Artwork: Courtesy the artist, Mendes Wood DM, and Pace Gallery. Photo: Courtesy Storm King Art Center.

Ó Abre Alas will change from morning to night, from May to November. Some of the fabrics might hold up just fine, but, like a tree, they will evolve with the seasons. It’s an experiment, three years in the making. “What I love about Sonia is she’s excited for the risk, the adventure of trying to do something different,” says Ossei-Mensah. “She could just as easily rest on her laurels and make what she makes. But that’s not the impetus of the practice.”
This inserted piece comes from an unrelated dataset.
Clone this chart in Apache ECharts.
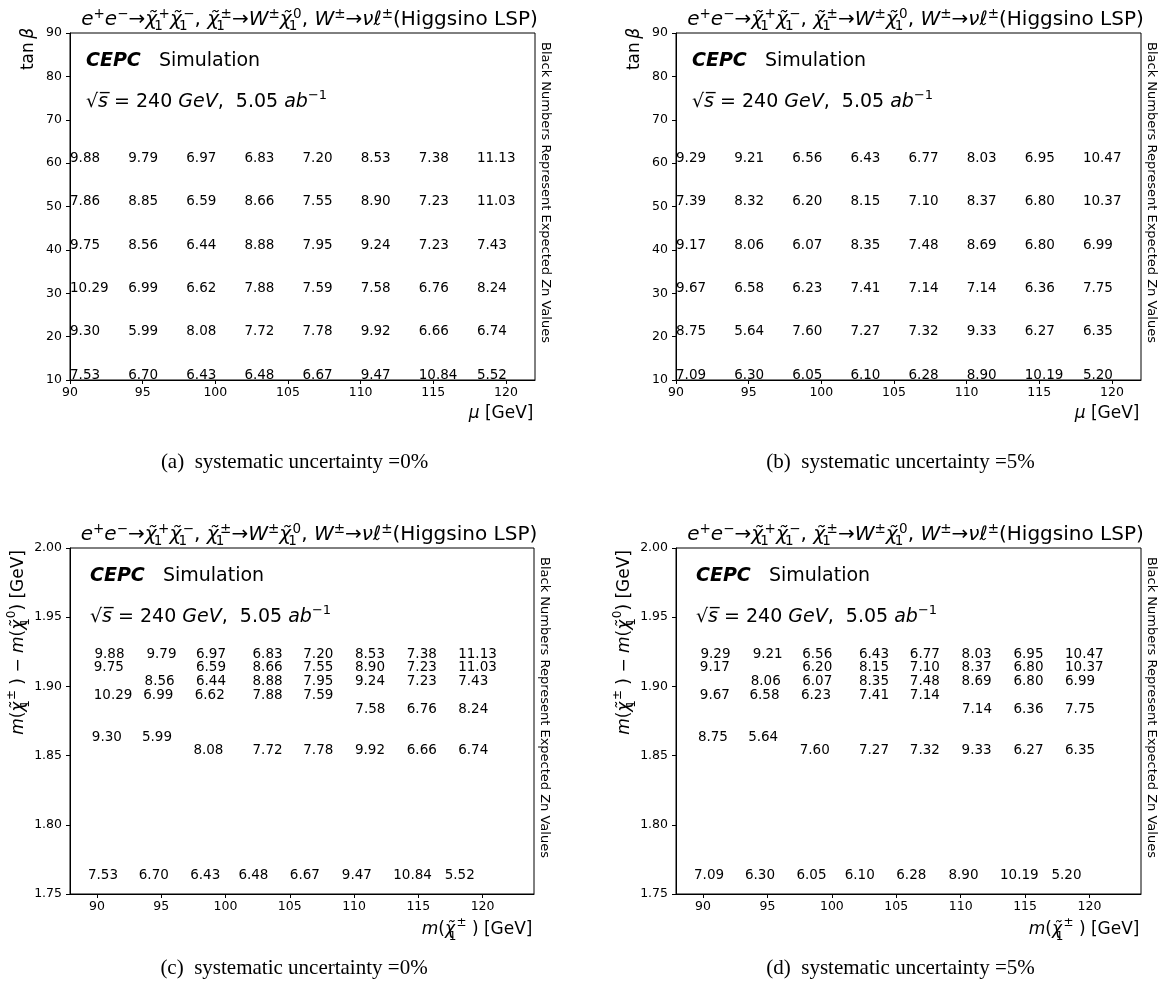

Gomes is happy that more people will see her work outside of the white walls of a gallery. She doesn’t prescribe what her sculptures are about, or how audiences should interpret them. “My only concern is about the beauty of the work,” she says. It isn’t explicitly political or about identity—except of course it is, at least a little, because she’s the one making it. The reverence with which she treats each material she encounters is radical, especially for someone who was born in a place where working with textiles was labor, often performed by marginalized women.

She has called her practice a necessity, something that’s been in her sangue, her blood, since childhood. In her studio, as we snack on freshly made pão de queijo, I ask Gomes if such a thing as a perfect day of making art exists for her. What might that look like? “Every day,” she says. “I need to make art to be alive.”

“Sonia Gomes: Ó Abre Alas!” will be on view at Storm King Art Center in New Windsor, New York, from May 7 to November 10, 2025.